## Set task
Below are the records; extract from them the line containing "Generate a Python" to the line containing "fig = plt.figure(figsize=(10.09, 6.12), dpi=100)", both lines included, exactly and with no pictures.

## Source data
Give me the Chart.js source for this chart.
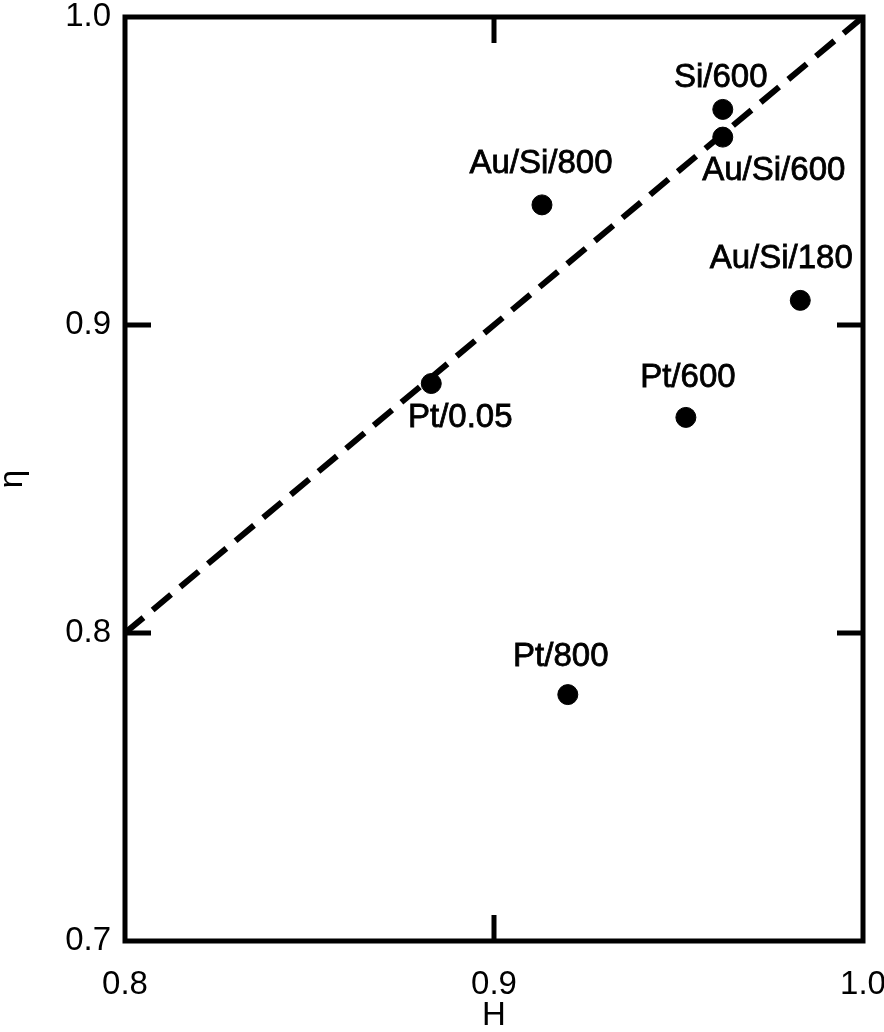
<!DOCTYPE html>
<html>
<head>
<meta charset="utf-8">
<script src="https://cdn.jsdelivr.net/npm/chart.js@4/dist/chart.umd.min.js"></script>
<style>
  html, body { margin: 0; padding: 0; background: #fff; }
  #wrap { width: 884px; height: 1032px; }
</style>
</head>
<body>
<div id="wrap"><canvas id="scatterChart" width="884" height="1032"></canvas></div>
<script>
// samples
const sampleNames = ['Si/600', 'Au/Si/600', 'Au/Si/800', 'Au/Si/180', 'Pt/0.05', 'Pt/600', 'Pt/800'];
const hValues = [0.962, 0.962, 0.913, 0.983, 0.883, 0.952, 0.920];
const etaValues = [0.970, 0.961, 0.939, 0.908, 0.881, 0.870, 0.780];

// dashed reference line eta = H
const lineH = [0.8, 1.0];
const lineEta = [0.8, 1.0];

const xTicks = [0.8, 0.9, 1.0];
const yTicks = [0.7, 0.8, 0.9, 1.0];

// where each label sits relative to its dot (px)
const labelOffsets = [[-2, -31], [51, 34], [-1, -41], [-19, -41], [29, 34], [2, -39], [-7, -38]];

const FONT = '"Liberation Sans", Arial, Helvetica, sans-serif';

// frame, inward ticks and point labels
const framePlugin = {
    id: 'frame',
    afterDatasetsDraw(chart) {
        const { ctx, chartArea: a, scales } = chart;
        ctx.save();
        ctx.strokeStyle = '#000';
        ctx.lineWidth = 5;
        ctx.lineCap = 'butt';
        ctx.strokeRect(a.left, a.top, a.right - a.left, a.bottom - a.top);

        const len = 26;
        ctx.beginPath();
        xTicks.slice(1, -1).forEach(v => {
            const px = scales.x.getPixelForValue(v);
            ctx.moveTo(px, a.bottom); ctx.lineTo(px, a.bottom - len);
            ctx.moveTo(px, a.top); ctx.lineTo(px, a.top + len);
        });
        yTicks.slice(1, -1).forEach(v => {
            const py = scales.y.getPixelForValue(v);
            ctx.moveTo(a.left, py); ctx.lineTo(a.left + len, py);
            ctx.moveTo(a.right, py); ctx.lineTo(a.right - len, py);
        });
        ctx.stroke();

        ctx.fillStyle = '#000';
        ctx.lineWidth = 0.8;
        ctx.font = '33px ' + FONT;
        ctx.textAlign = 'center';
        ctx.textBaseline = 'middle';
        const meta = chart.getDatasetMeta(1);
        meta.data.forEach((pt, i) => {
            const off = labelOffsets[i];
            ctx.fillText(sampleNames[i], pt.x + off[0], pt.y + off[1]);
            ctx.strokeText(sampleNames[i], pt.x + off[0], pt.y + off[1]);
        });
        ctx.restore();
    }
};

new Chart(document.getElementById('scatterChart'), {
    type: 'scatter',
    data: {
        datasets: [
            {
                type: 'line',
                label: 'eta = H',
                data: lineH.map((h, i) => ({ x: h, y: lineEta[i] })),
                borderColor: '#000',
                borderWidth: 6,
                borderDash: [24, 12],
                pointRadius: 0,
                fill: false
            },
            {
                label: 'samples',
                data: hValues.map((h, i) => ({ x: h, y: etaValues[i] })),
                backgroundColor: '#000',
                borderColor: '#000',
                pointRadius: 10,
                pointHoverRadius: 10
            }
        ]
    },
    options: {
        responsive: false,
        animation: false,
        layout: { padding: { top: 17, right: 21, left: 0, bottom: 0 } },
        plugins: {
            legend: { display: false },
            tooltip: { enabled: false }
        },
        scales: {
            x: {
                type: 'linear',
                min: 0.8,
                max: 1.0,
                afterBuildTicks: s => { s.ticks = xTicks.map(v => ({ value: v })); },
                afterFit: s => {
                    s.height = 91;
                    s.paddingLeft = 0;
                    s.paddingRight = 0;
                },
                grid: { display: false },
                border: { display: false },
                ticks: {
                    color: '#000',
                    padding: 19,
                    font: { family: FONT, size: 33, lineHeight: 1 },
                    maxRotation: 0,
                    callback: v => v.toFixed(1)
                },
                title: {
                    display: true,
                    text: 'H',
                    color: '#000',
                    font: { family: FONT, size: 33, lineHeight: 1 },
                    padding: { top: 0, bottom: 0 }
                }
            },
            y: {
                type: 'linear',
                min: 0.7,
                max: 1.0,
                afterBuildTicks: s => { s.ticks = yTicks.map(v => ({ value: v })); },
                afterFit: s => {
                    s.width = 125;
                    s.paddingTop = 0;
                    s.paddingBottom = 0;
                },
                grid: { display: false },
                border: { display: false },
                ticks: {
                    color: '#000',
                    padding: 6,
                    font: { family: FONT, size: 33, lineHeight: 1 },
                    callback: v => v.toFixed(1)
                },
                title: {
                    display: true,
                    text: 'η',
                    color: '#000',
                    font: { family: FONT, size: 33, lineHeight: 1 },
                    padding: { top: -4, bottom: 0 }
                }
            }
        }
    },
    plugins: [framePlugin]
});
</script>
</body>
</html>
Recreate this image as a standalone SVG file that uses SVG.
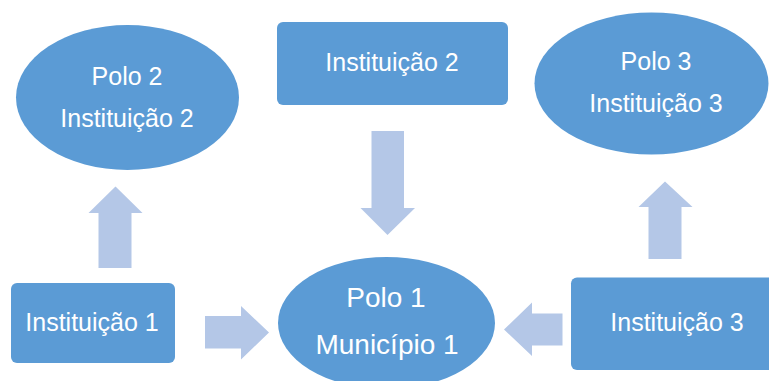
<svg xmlns="http://www.w3.org/2000/svg" width="769" height="381" viewBox="0 0 769 381">
<style>
.n{fill:#5B9BD5}
.a{fill:#B4C7E7}
text{font-family:"Liberation Sans",Arial,sans-serif;fill:#FFFFFF;text-anchor:middle;font-size:25px}
.big{font-size:28px}
</style>
<rect width="769" height="381" fill="#FFFFFF"/>
<g id="connectors">
<polygon class="a" points="98.5,268 131.5,268 131.5,213 142.5,213 115.5,186.5 88.5,213 98.5,213"/>
<polygon class="a" points="371.5,131 404,131 404,208 415,208 387.5,235 360.5,208 371.5,208"/>
<polygon class="a" points="648.5,259 681.5,259 681.5,207 692.5,207 665,181.5 638.5,207 648.5,207"/>
<polygon class="a" points="205,316 241,316 241,306 269,332.5 241,359.5 241,348.5 205,348.5"/>
<polygon class="a" points="562.5,313.5 532,313.5 532,302.5 504,329.5 532,356 532,345.5 562.5,345.5"/>
</g>
<g id="polo2">
<ellipse class="n" cx="127.5" cy="97.5" rx="111.5" ry="72.5"/>
<text x="127" y="85">Polo 2</text>
<text x="127" y="127">Instituição 2</text>
</g>
<g id="inst2">
<rect class="n" x="277" y="22" width="231" height="83" rx="6"/>
<text x="392" y="71">Instituição 2</text>
</g>
<g id="polo3">
<ellipse class="n" cx="651.5" cy="83.5" rx="117" ry="71"/>
<text x="656" y="70">Polo 3</text>
<text x="656" y="111.5">Instituição 3</text>
</g>
<g id="inst1">
<rect class="n" x="11" y="283" width="164" height="80" rx="6"/>
<text x="92" y="331">Instituição 1</text>
</g>
<g id="polo1">
<ellipse class="n" cx="386.5" cy="323" rx="108.5" ry="66"/>
<text class="big" x="386" y="307">Polo 1</text>
<text class="big" x="387" y="353.5">Município 1</text>
</g>
<g id="inst3">
<rect class="n" x="571" y="277.5" width="206" height="92.5" rx="6"/>
<text x="677" y="331">Instituição 3</text>
</g>
</svg>
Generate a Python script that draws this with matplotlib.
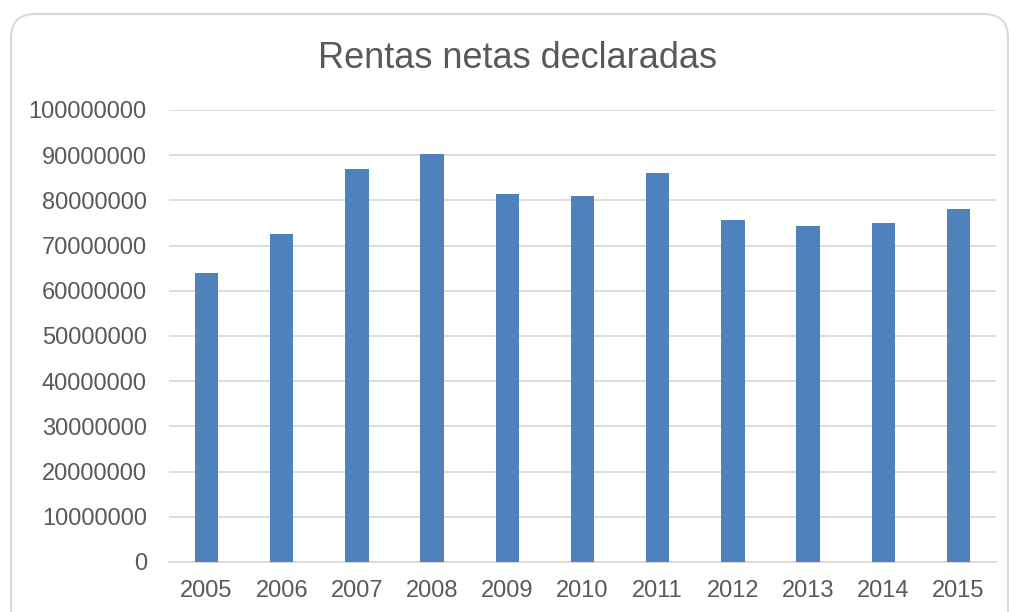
import matplotlib.pyplot as plt
from matplotlib.patches import FancyBboxPatch

# data
years = ['2005', '2006', '2007', '2008', '2009', '2010',
         '2011', '2012', '2013', '2014', '2015']
rentas = [64000000, 72600000, 86900000, 90300000, 81400000, 80900000,
          86000000, 75700000, 74300000, 75100000, 78200000]

plt.rcParams['font.family'] = ['Liberation Sans', 'DejaVu Sans']
text_color = '#595959'
grid_color = '#d9d9d9'
bar_color = '#4f81bd'

fig = plt.figure(figsize=(10.09, 6.12), dpi=100)

#   Rounded chart frame (behind the axes)
frame = FancyBboxPatch((11 / 1009, -0.2), (1008 - 11) / 1009, 1 - 14 / 612 + 0.2,
                       boxstyle='round,pad=0,rounding_size=0.024',
                       transform=fig.transFigure, facecolor='white',
                       edgecolor=grid_color, linewidth=1.5,
                       mutation_aspect=1009 / 612, zorder=-10)
fig.patches.append(frame)

ax = fig.add_axes([169 / 1009, 1 - 562 / 612, (996 - 169) / 1009, (562 - 110) / 612])
ax.set_facecolor('none')
ax.set_zorder(5)

x = range(len(years))
ax.bar(x, rentas, width=0.31, color=bar_color, zorder=3)

ax.set_ylim(0, 100000000)
ax.set_yticks(range(0, 100000001, 10000000))
ax.set_yticklabels([str(v) for v in range(0, 100000001, 10000000)])
ax.set_xlim(-0.5, len(years) - 0.5)
ax.set_xticks(list(x))
ax.set_xticklabels(years)

ax.yaxis.grid(True, color=grid_color, linewidth=1.3, zorder=0)
ax.set_axisbelow(True)
for side in ['top', 'right', 'left']:
    ax.spines[side].set_visible(False)
ax.spines['bottom'].set_color(grid_color)
ax.spines['bottom'].set_linewidth(1.3)
ax.tick_params(axis='both', length=0, labelsize=17, colors=text_color)
ax.tick_params(axis='y', pad=16)
ax.tick_params(axis='x', pad=13)

fig.text(517.5 / 1009, 1 - 59 / 612, 'Rentas netas declaradas', ha='center',
         va='center', fontsize=26, color=text_color)

fig.savefig('out.png', dpi=100)
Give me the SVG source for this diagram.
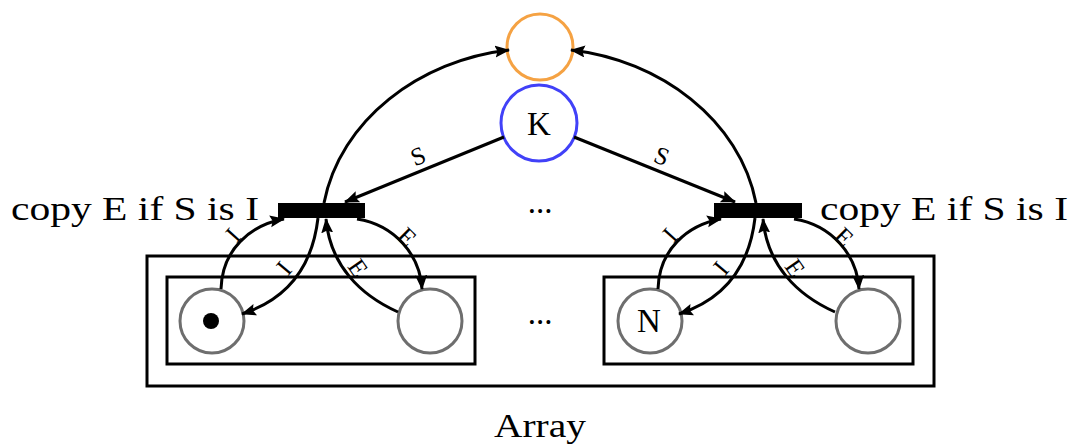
<svg xmlns="http://www.w3.org/2000/svg" width="1079" height="447" viewBox="0 0 1079 447">
  <style>
    .txt { font-family: "Liberation Serif", "DejaVu Serif", serif; fill: #000; }
    .big { font-size: 33px; }
    .lbl { font-size: 25px; text-anchor: middle; dominant-baseline: central; }
    .box { fill: none; stroke: #000; stroke-width: 3; }
    .place { fill: #fff; stroke: #6e6e6e; stroke-width: 3; }
    .edge { fill: none; stroke: #000; stroke-width: 3; marker-end: url(#arrow); }
  </style>
  <defs>
    <marker id="arrow" markerUnits="userSpaceOnUse" markerWidth="16" markerHeight="14" refX="14" refY="6" orient="auto">
      <path d="M0,0 L15,6 L0,12 L2.5,6 z" fill="#000"/>
    </marker>
  </defs>
  <rect width="1079" height="447" fill="#fff"/>

  <!-- array container -->
  <g id="array">
    <rect class="box" x="147" y="256" width="787" height="130"/>
    <text class="txt big" x="540" y="437" text-anchor="middle" textLength="92" lengthAdjust="spacingAndGlyphs">Array</text>
  </g>
  <g id="cell-left">
    <rect class="box" x="167" y="277" width="308" height="87"/>
  </g>
  <g id="cell-right">
    <rect class="box" x="604" y="277" width="309" height="87"/>
  </g>

  <!-- places -->
  <g id="place-out">
    <circle cx="540" cy="47" r="33" fill="#fff" stroke="#F5A243" stroke-width="3"/>
  </g>
  <g id="place-K">
    <circle cx="539" cy="123" r="38" fill="#fff" stroke="#4141F8" stroke-width="3"/>
    <text class="txt" x="539" y="135" font-size="33" text-anchor="middle">K</text>
  </g>
  <g id="place-left-I">
    <circle class="place" cx="212" cy="321" r="32"/>
    <circle cx="211" cy="321" r="8" fill="#000"/>
  </g>
  <g id="place-left-E">
    <circle class="place" cx="430" cy="321" r="32"/>
  </g>
  <g id="place-right-I">
    <circle class="place" cx="650" cy="321" r="32"/>
    <text class="txt" x="649" y="332" font-size="33" text-anchor="middle">N</text>
  </g>
  <g id="place-right-E">
    <circle class="place" cx="868" cy="321" r="32"/>
  </g>

  <!-- ellipses between repeated parts -->
  <g id="dots">
    <text class="txt big" x="540" y="213" text-anchor="middle">...</text>
    <text class="txt big" x="540" y="324" text-anchor="middle">...</text>
  </g>

  <!-- transitions -->
  <g id="trans-left">
    <rect x="278" y="203" width="87" height="15" fill="#000"/>
    <text class="txt big" x="11" y="220" textLength="248" lengthAdjust="spacingAndGlyphs">copy E if S is I</text>
  </g>
  <g id="trans-right">
    <rect x="714" y="203" width="88" height="15" fill="#000"/>
    <text class="txt big" x="820" y="220" textLength="248" lengthAdjust="spacingAndGlyphs">copy E if S is I</text>
  </g>

  <!-- arcs -->
  <g id="connectors">
    <path class="edge" d="M324 203 C340 120 420 60 509 50"/>
    <path class="edge" d="M756 203 C740 120 660 60 571 50"/>

    <path class="edge" d="M504 137 L345 202"/>
    <path class="edge" d="M574 137 L735 202"/>

    <g id="arcs-left">
      <path class="edge" d="M221 289 C222 250 250 225 284 219"/>
      <path class="edge" d="M318 218 C312 270 285 300 242 314"/>
      <path class="edge" d="M398 312 C360 295 330 265 326 219"/>
      <path class="edge" d="M357 219 C395 225 420 255 422 289"/>
    </g>
    <g id="arcs-right" transform="translate(437 0)">
      <path class="edge" d="M221 289 C222 250 250 225 284 219"/>
      <path class="edge" d="M318 218 C312 270 285 300 242 314"/>
      <path class="edge" d="M398 312 C360 295 330 265 326 219"/>
      <path class="edge" d="M357 219 C395 225 420 255 422 289"/>
    </g>

    <!-- arc labels -->
    <text class="txt lbl" transform="translate(418 156) rotate(-22)">S</text>
    <text class="txt lbl" transform="translate(662 156) rotate(22)">S</text>

    <text class="txt lbl" transform="translate(233 235) rotate(-48)">I</text>
    <text class="txt lbl" transform="translate(284 268) rotate(-50)">I</text>
    <text class="txt lbl" transform="translate(358 268) rotate(55)">E</text>
    <text class="txt lbl" transform="translate(407 237) rotate(45)">E</text>

    <text class="txt lbl" transform="translate(670 235) rotate(-48)">I</text>
    <text class="txt lbl" transform="translate(721 268) rotate(-50)">I</text>
    <text class="txt lbl" transform="translate(795 268) rotate(55)">E</text>
    <text class="txt lbl" transform="translate(844 237) rotate(45)">E</text>
  </g>
</svg>
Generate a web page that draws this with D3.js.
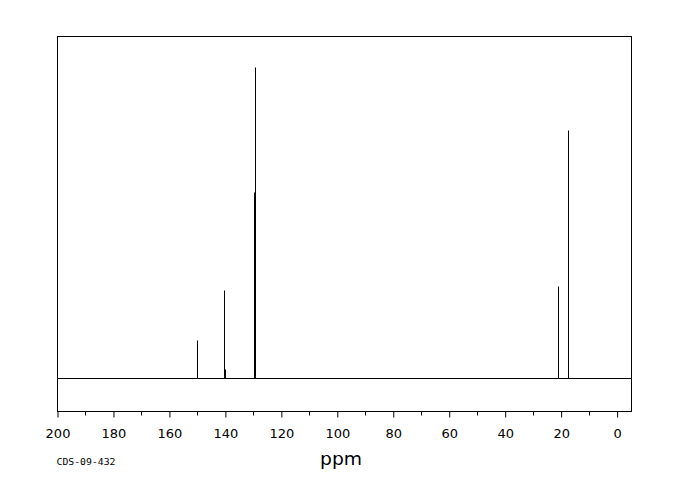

## Right answer
Generate a Python script that draws this with matplotlib.
import matplotlib.pyplot as plt
from matplotlib.patches import FancyBboxPatch

# data
years = ['2005', '2006', '2007', '2008', '2009', '2010',
         '2011', '2012', '2013', '2014', '2015']
rentas = [64000000, 72600000, 86900000, 90300000, 81400000, 80900000,
          86000000, 75700000, 74300000, 75100000, 78200000]

plt.rcParams['font.family'] = ['Liberation Sans', 'DejaVu Sans']
text_color = '#595959'
grid_color = '#d9d9d9'
bar_color = '#4f81bd'

fig = plt.figure(figsize=(10.09, 6.12), dpi=100)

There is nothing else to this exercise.